Hausman and Muehlenbachs estimate expenditures by U.S. natural gas distribution firms to reduce natural gas leaks. Reducing leaks averts commodity losses (valued at around $5/Mcf), but also climate damages ($27/Mcf) because the primary component of natural gas is methane, a potent greenhouse gas. In addition to this private/social wedge, incentives to abate are weakened by this industry's status as a regulated natural monopoly: current price regulations allow many distribution firms to pass the cost of any leaked gas on to their customers. The researchers' estimates imply that too little is spent repairing leaks, they estimate expenditures substantially below $5/Mcf, i.e. less than the commodity value of the leaked gas. In contrast, expenditures on accelerated pipeline replacement are in general higher than the combination of gas costs and climate benefits (they estimate expenditures ranging from $48/Mcf to $211/Mcf). The researchers conclude by relating these findings to regulatory-induced incentives in the industry.

Severin Borenstein, University of California at Berkeley and NBER, and James B. Bushnell

Do Two Electricity Pricing Wrongs Make a Right? Cost Recovery, Externalities, and Efficiency (NBER Working Paper No. 24756)

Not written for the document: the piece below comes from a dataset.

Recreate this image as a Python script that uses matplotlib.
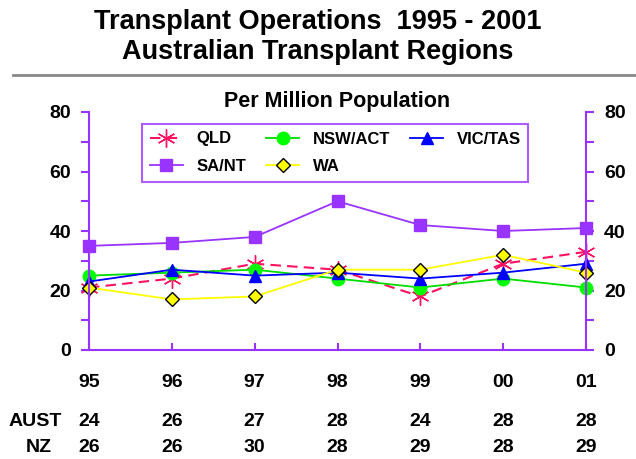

Advocates of market mechanisms for addressing greenhouse gases and other pollutants typically argue that it is a necessary step in pricing polluting goods at their social marginal cost (SMC). Electricity prices, however, deviate from social marginal cost for many reasons, some of which cause prices to be too low-such as pollution externalities-and others cause prices to be too high-such as recovery of fixed costs. Furthermore, because electricity is not storable, marginal cost can fluctuate widely within even a day, while nearly all residential retail prices are static over weeks or months. Borenstein and Bushnell study the relationship between residential electricity prices and social marginal cost, both on average and over time. They find that while the difference between the standard residential electricity rate and the utility's average (over hours) social marginal cost is relatively small on average in the US, there is large regional variation, with price well above average SMC in some areas and price well below average SMC in other areas. Furthermore, the researchers find that for most utilities the largest source of difference between price and SMC is the failure of price to reflect variation in SMC over time. In a standard demand framework, total deadweight loss over a time period is proportional to the sum of squared differences between a constant price and SMC, which can be decomposed into the component due to price deviating from average SMC and the component due to the variation in SMC. The researchers' estimates imply that if demand elasticity were the same in response to hourly price variation as to changes in average price, then the sales-weighted average share of deadweight loss attributable to the failure to adopt time-varying pricing is 62%, with the remainder attributable to the gap between price and average SMC. These deadweight loss shares, however, vary dramatically across utilities and regions, and are sensitive to demand elasticity assumptions.